60.000 appels par an, mais pas assez d’argent
Au départ, les écoutantes étaient toutes bénévoles. Au fil des années, l’asso a embauché et compte à ce jour huit écoutantes salariées et une bénévole. Elles se relaient du lundi au vendredi, de 10h à 19h, sans jamais être plus de quatre à la fois, « faute de place… », précise Gabriela, la voix pleine de déception :
« C’est trop petit pour rajouter un bureau. Et c’est mal insonorisé… Tout est ancien et inadapté. Cet été, on a même été infestées de cafards pendant deux mois. On n’a pas assez d’argent pour déménager, les loyers sont trop chers ! »
Le Service des droits des femmes et de l’égalité (SDFE) est la plus importante source de financement de l’association, avec une subvention annuelle de 372.500€. Cette somme sert intégralement à couvrir les salaires et les charges téléphoniques. La Mairie de Paris contribue en finançant à hauteur de 50% le loyer, et a versé une subvention exceptionnelle à l’asso en 2018, tout comme la Région Île-de-France. Autre soutien important : la Fondation des femmes, qui verse 60.000€ sur trois ans. Mais tout cela reste insuffisant. D’autant plus que la situation est instable : « Avant 2018, la subvention du SDFE était triennale. Maintenant que c’est annuel, c’est impossible de se projeter sur le long terme », souligne Gabriela.
« La société avance, mais trop lentement »
Malgré les difficultés, le CFCV ne cesse de se mobiliser, en organisant régulièrement des campagnes de prévention des violences sexuelles. Depuis plusieurs années, l’asso propose aussi des formations gratuites pour les professionnels et les étudiants, afin d’informer sur les violences sexuelles et d’apprendre à accompagner les victimes. Elle réalise aussi des missions d’expertise, par exemple sur l’accueil des victimes en commissariat. En décembre 2019, le collectif prévoit même d’ouvrir un groupe de parole, pour les personnes ayant été victimes de violences sexuelles dans le cadre extra-familial.
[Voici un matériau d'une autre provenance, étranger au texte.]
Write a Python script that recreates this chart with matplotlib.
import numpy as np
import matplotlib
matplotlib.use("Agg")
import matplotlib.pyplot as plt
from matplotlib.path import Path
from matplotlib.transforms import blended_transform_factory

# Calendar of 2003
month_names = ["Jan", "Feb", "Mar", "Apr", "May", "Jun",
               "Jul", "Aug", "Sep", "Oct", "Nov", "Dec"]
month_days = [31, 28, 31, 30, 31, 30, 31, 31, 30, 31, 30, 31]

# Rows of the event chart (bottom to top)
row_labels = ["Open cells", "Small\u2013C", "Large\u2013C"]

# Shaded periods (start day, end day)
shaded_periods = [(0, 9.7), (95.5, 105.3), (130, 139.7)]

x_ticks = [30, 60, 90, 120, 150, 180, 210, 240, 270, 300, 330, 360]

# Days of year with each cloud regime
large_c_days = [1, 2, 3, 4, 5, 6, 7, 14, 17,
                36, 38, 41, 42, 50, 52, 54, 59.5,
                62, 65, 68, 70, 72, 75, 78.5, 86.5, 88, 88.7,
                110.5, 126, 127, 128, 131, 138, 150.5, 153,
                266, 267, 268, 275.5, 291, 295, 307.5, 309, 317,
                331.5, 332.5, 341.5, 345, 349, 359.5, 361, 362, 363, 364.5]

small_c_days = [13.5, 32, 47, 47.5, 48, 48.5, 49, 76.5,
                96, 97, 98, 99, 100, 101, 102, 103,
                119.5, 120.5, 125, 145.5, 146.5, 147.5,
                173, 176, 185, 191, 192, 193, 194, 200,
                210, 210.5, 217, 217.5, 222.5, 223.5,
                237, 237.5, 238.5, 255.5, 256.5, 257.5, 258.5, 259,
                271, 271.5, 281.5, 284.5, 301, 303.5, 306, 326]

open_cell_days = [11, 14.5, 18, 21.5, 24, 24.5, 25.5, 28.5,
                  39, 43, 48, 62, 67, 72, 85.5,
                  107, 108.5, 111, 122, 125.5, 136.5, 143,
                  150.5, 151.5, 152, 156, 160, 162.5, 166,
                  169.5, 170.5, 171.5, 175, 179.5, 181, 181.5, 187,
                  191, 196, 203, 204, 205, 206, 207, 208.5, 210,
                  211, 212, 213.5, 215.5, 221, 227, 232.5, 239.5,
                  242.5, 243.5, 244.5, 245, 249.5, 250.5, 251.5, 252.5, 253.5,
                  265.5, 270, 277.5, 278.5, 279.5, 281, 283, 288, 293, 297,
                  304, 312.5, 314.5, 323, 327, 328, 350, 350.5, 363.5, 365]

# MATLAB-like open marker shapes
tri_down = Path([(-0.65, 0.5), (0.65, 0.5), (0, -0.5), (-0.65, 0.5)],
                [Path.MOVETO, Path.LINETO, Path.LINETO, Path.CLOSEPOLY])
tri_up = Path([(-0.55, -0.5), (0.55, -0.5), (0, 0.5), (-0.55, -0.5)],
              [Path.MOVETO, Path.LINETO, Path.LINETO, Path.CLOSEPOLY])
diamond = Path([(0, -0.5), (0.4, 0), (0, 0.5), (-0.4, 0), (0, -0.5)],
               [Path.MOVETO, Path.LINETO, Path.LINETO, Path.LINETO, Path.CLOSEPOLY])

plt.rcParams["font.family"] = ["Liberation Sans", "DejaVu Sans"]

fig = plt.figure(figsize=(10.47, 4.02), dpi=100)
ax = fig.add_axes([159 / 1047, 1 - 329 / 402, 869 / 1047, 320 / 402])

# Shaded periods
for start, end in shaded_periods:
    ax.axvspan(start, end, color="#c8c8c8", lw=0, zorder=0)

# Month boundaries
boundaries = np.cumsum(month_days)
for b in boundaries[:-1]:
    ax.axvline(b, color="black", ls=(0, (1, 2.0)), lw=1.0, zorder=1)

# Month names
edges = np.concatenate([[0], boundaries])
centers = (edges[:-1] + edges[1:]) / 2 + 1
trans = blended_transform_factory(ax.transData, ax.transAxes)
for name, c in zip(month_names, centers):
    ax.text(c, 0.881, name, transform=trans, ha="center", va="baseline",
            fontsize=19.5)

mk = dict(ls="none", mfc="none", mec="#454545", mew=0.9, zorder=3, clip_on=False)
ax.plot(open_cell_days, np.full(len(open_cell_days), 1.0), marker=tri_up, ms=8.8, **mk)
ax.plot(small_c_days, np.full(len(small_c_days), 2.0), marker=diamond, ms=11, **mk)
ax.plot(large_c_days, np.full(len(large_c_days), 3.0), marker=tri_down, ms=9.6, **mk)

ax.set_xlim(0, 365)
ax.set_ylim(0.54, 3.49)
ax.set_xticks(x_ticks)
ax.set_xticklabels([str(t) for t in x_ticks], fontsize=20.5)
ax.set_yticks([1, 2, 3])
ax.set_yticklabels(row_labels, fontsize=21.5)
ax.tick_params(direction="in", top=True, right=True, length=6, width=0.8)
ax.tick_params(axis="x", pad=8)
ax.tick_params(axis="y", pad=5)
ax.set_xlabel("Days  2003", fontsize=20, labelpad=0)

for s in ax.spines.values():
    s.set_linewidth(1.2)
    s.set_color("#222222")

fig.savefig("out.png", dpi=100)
Des dispositifs qui pallient la prise en charge publique des victimes, trop souvent défaillante, pour Chloé, écoutante :
« Tous les jours, on entend des femmes dont les plaintes sont refusées, ou qui galèrent face à des démarches longues et compliquées… Parfois, certaines parlent même de suicide. Et on ne nous donne pas les moyens de les aider ! »
Pour avancer dans le bon sens, le CFCV défend l’idée qu’il faut créer des centres uniques pour prendre en charge les victimes, sur le modèle des CPVS (Centres de prise en charge des violences sexuelles) belges). Dans un seul et même endroit, les femmes peuvent recevoir des soins psychologiques et médicaux, et faire une constatation médico-légale. « Elles peuvent se doucher là-bas. On leur donne des vêtements de rechange… Des détails qui changent tout pour une victime », précise Gabriela, avant d’ajouter :
« On se dit qu’il y a plein de choses simples à mettre en place pour aider les victimes, mais rien n’est fait. La société avance, mais trop lentement, alors que les vies de nombreuses femmes sont détruites chaque jour. »
(1) Ces prénoms ont été modifiés.
(2) Le numéro national 3919, « Violences Femmes Info », est une permanence téléphonique dédiée aux femmes victimes de « violences physiques, verbales ou psychologiques, à la maison ou au travail »
Si le 3919 reçoit un appel à propos de violences sexuelles, l’écoutante réoriente l’appelante vers la ligne « Viols Femmes Informations », en raison d’une convention avec le CFCV.